Wie viele gehörlose Studierende gibt es in Österreich? Sind sie alle im Verein österreichischer gehörloser Studierender (VÖGS) organisiert?

Barbara Hager: Wir schätzen, dass derzeit 15 gehörlose Gebärdensprachige in Österreich studieren. Es gibt aber viele schwerhörige bzw. gehörlose Studierende, denen die Unterstützung des VÖGS nicht bewusst ist.

Warum gibt es in Österreich nur wenige gehörlose und schwerhörige Studierende?

Hager & Katzmayr: Die Lehrer der Gehörlosen- und Schwerhörigenschulen trauen den Schülern Matura und Studium nicht zu.

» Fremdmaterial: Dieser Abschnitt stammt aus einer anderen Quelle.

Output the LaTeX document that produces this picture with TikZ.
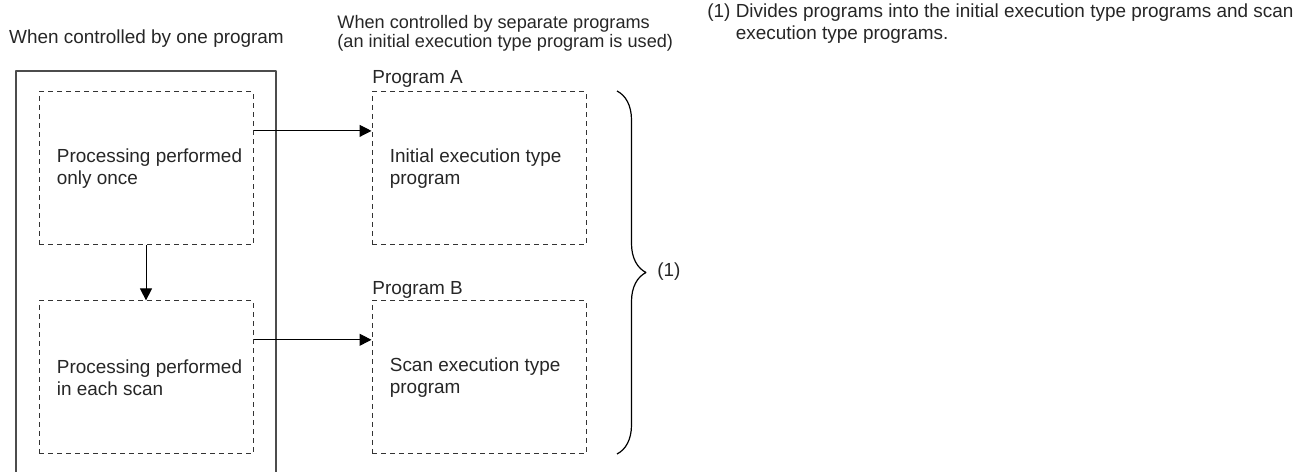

Meist wird nur über die Lehre informiert.
An welcher Hochschule ist die Situation für gehörlose und schwerhörige Studierende Ihrer Erfahrung nach am besten, wo am schlechtesten?

Hager: An der Sozialakademie gibt es die beste, an der TU Wien mäßige, an der Uni Wien wenig Unterstützung und an der WU Wien gibt es keinen Behindertenbeauftragten.

Wo studieren die meisten? Gibt es dominante Disziplinen?

Katzmayr: An der Uni Wien sind die Studienrichtungen Psychologie und Pädagogik relativ stark vertreten, an den Akademien und Fachhochschulen jene für Sozialarbeit und Pädagogik.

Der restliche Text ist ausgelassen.